Maria está sempre entregando o seu Filho: oferece-o,
criança, aos pastores e aos Magos (cf. Lc 2, 16-20; Mt 2, 10-11); coloca-o nos
braços de Simeão e Ana (cfr. Lc 2, 25-38); deixa-o tão “solto” que até o perde
em Jerusalém; “provoca” o milagre em Caná, e coloca cada um à escuta do que Ele
nos diga (cf. Jo 2, 3-5); deixa que Jesus se ocupe de sua missão, embora os
parentes reclamem (cf. Mt 12, 46-50); aceita a vontade do Pai e, ao pé da cruz,
entrega-se com Jesus à humanidade inteira (cf. Jo 19, 25). E é fácil imaginar
as conversas, repletas de Jesus, que ela teria com os discípulos depois da
Ascensão... As mesmas que deseja ter conosco, e com todos os que, como o
discípulo amado, a acolhem em sua casa e em suas coisas (cf. Jo 19, 27).

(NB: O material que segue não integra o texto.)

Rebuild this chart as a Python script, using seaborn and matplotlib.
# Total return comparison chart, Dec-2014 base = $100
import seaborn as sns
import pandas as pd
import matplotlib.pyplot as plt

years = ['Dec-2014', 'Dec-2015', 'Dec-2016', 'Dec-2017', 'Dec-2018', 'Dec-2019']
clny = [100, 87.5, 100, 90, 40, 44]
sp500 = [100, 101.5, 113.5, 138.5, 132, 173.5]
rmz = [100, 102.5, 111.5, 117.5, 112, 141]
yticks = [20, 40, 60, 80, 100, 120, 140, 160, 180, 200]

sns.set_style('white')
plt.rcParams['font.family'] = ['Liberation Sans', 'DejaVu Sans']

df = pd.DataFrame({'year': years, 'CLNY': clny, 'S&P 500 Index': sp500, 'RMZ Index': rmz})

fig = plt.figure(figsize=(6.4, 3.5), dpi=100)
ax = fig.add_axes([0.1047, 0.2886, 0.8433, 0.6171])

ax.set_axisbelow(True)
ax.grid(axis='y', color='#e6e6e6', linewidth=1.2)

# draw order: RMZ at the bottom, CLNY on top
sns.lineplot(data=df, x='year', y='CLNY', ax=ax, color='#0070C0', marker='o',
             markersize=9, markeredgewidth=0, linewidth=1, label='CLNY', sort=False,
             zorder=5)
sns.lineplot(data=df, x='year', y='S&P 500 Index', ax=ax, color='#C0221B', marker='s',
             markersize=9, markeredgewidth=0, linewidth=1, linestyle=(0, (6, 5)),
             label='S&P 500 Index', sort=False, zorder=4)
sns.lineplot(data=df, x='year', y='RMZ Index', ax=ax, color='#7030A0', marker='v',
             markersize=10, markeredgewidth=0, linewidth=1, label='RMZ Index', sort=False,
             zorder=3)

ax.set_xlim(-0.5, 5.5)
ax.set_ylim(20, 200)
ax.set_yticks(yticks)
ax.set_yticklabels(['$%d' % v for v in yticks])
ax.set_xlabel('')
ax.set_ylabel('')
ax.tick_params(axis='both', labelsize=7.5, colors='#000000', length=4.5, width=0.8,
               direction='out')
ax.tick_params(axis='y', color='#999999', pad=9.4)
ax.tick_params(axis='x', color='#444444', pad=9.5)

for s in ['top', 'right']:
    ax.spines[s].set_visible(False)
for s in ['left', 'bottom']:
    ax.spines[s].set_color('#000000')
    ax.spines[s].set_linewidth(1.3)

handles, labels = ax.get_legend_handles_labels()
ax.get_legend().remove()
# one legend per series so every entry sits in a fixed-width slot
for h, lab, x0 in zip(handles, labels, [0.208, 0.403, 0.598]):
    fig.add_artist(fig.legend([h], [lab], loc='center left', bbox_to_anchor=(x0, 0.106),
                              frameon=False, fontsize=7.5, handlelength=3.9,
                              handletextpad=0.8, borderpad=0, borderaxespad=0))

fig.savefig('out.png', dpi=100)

Cada um é filho a seu modo
Certa vez, São Josemaria recordava uma visita que fez a
Sevilha em uma Semana Santa: “Saí para a rua quando as confrarias já se
encontravam lá... E quando vi toda aquela gente, aqueles homens piedosos na
procissão que iam acompanhando a Virgem, pensei: isto é penitência, isto é
amor. Era muito bonito. Depois, quando vi...não sei qual altar era, não recordo
qual imagem da Virgem... As joias, as luzes, eram o de menos... O importante
era o amor, os cantos típicos, os galanteios: tudo! Eu estava lá, olhando-a, e
comecei a fazer oração.... Fui à lua. Vendo aquela imagem da Virgem tão linda,
nem percebi que estava em Sevilha, nem na rua. E alguém me tocou no ombro.
Voltei-me e vi um homem do povo, que me disse: ‘Senhor cura, esta não
vale ná: a nossa é a que vale!’ De início quase me pareceu uma
blasfêmia. Depois pensei: ele tem razão; quando eu mostro fotografias de minha
mãe, embora goste de todas, também digo: esta, esta é boa”[13].

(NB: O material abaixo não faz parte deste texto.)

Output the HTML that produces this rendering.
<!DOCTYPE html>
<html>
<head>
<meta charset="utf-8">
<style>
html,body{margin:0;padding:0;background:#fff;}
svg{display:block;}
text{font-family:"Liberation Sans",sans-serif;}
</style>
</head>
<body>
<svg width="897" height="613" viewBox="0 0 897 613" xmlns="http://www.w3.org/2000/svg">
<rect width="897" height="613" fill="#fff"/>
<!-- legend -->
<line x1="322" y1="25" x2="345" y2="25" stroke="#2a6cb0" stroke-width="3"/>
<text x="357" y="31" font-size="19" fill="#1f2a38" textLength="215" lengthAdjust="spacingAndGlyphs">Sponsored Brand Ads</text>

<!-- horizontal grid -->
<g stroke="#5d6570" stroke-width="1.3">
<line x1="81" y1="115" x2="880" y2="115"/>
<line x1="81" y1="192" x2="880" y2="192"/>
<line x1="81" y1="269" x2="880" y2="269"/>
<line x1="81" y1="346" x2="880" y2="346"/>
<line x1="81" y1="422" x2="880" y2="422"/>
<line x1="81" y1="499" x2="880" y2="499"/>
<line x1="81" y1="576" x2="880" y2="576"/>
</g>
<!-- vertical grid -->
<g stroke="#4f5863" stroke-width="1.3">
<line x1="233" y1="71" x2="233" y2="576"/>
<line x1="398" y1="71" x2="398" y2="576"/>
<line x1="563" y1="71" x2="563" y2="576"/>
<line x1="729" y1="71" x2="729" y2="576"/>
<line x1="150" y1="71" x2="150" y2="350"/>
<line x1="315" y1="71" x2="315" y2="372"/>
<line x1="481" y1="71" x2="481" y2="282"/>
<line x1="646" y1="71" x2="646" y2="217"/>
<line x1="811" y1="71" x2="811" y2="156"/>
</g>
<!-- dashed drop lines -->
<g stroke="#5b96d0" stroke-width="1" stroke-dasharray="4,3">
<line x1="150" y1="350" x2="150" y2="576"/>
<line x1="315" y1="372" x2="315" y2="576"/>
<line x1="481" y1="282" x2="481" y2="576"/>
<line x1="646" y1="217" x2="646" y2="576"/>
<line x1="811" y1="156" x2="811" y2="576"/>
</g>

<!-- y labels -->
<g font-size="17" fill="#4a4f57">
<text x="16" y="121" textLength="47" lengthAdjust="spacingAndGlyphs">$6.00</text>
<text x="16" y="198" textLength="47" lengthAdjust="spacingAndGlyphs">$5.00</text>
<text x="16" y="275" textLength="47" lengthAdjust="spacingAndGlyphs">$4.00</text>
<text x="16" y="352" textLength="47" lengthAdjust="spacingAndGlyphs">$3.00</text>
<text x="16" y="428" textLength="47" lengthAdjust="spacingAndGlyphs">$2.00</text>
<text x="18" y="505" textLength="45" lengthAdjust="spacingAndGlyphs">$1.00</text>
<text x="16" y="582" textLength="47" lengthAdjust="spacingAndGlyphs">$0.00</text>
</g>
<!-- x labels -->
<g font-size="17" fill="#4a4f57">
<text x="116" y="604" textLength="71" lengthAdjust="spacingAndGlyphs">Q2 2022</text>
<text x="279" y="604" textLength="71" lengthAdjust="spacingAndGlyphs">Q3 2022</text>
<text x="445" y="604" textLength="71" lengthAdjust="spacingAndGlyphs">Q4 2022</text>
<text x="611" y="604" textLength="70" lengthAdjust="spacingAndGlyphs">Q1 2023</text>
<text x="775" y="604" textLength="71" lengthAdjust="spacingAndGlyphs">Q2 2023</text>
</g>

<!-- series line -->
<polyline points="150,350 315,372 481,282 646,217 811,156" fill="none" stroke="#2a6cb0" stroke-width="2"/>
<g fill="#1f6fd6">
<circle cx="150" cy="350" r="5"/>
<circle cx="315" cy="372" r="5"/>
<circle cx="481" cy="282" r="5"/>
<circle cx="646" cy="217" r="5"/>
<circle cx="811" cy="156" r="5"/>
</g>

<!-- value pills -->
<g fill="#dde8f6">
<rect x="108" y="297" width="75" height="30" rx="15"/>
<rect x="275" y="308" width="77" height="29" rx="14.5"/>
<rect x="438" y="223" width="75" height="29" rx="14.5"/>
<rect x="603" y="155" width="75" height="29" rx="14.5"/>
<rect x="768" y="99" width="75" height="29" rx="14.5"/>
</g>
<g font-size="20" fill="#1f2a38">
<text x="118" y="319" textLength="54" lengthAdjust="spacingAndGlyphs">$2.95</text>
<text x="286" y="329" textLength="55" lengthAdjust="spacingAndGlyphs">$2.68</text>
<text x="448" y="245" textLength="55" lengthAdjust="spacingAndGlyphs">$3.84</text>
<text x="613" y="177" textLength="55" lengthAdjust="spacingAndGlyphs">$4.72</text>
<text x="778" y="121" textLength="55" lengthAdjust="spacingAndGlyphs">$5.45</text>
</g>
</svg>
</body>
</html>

Cada um de nós pode ter uma foto “boa” de sua Mãe celestial:
não se trata necessariamente de uma imagem, mas sim de um modo muito pessoal de
falar-lhe, de amá-la, de confiar a ela o que nos enche o coração. “Cada cristão
pode, olhando para trás, reconstruir a história de suas relações com a Mãe do
Céu. Uma história na qual há datas, pessoas e lugares concretos, favores que
reconhecemos como vindos de Nossa Senhora, e encontros carregados de um sabor
especial. Percebemos que o amor que Deus nos manifesta através de Maria tem
toda a profundidade do divino, e ao mesmo tempo, a familiaridade e o calor
próprios do que é humano”[14].
Como as mães costumam fazer, mas de um modo ainda mais
sutil, Maria se adianta a nós no caminho. Ela adivinha do que necessitamos, e o
prepara, muitas vezes de modo tão discreto que nem sequer percebemos. E embora
fique muito feliz que lhe agradeçamos esses cuidados de mãe, não deixa de
cuidar de nós, mesmo que não o façamos. Santa Maria, sabemos que você o fará,
mas nos faz tanto bem pedir outra vez: iter para tutum, prepare-nos
um caminho seguro.
[1] Leão
XIV, Homilia, 9/06/2025.
[2] Bento
XVI, Homilia, 15/08/2005.
[3] Cfr.
São Josemaría, Caminho, n. 495
[4] Cfr.
R. Cantalamessa, L’anima di ogni sacerdozio, Ancora, Milão 2014, p 53.
[5] Leão
XIV, Ângelus, 15/08/2025.
[6] São
João Paulo II, Ecclesia de Eucharistia, n. 55
[7] Francisco,
Audiência, 5/05/2021.
[8] São
Josemaria, Via Sacra, 4ª estação
[9] Cfr.
Sedulio, Carmen paschale, 5, 358-364
[10] Leão
XIV, Homilia, 15/08/2025
[11] Francisco,Dilexit
nos, n. 19
[12] Bento
XVI, Homilia, 15/08/2005
[13] Palavras
de São Josemaria que constam em A.Sastre, Tempo de Caminhar, Quadrante.
[14] São
Josemaria, “Recuerdos del Pilar, em Escritos Vários: Edicción
crítico-histórica, Rialp, Madri 2018, p 275.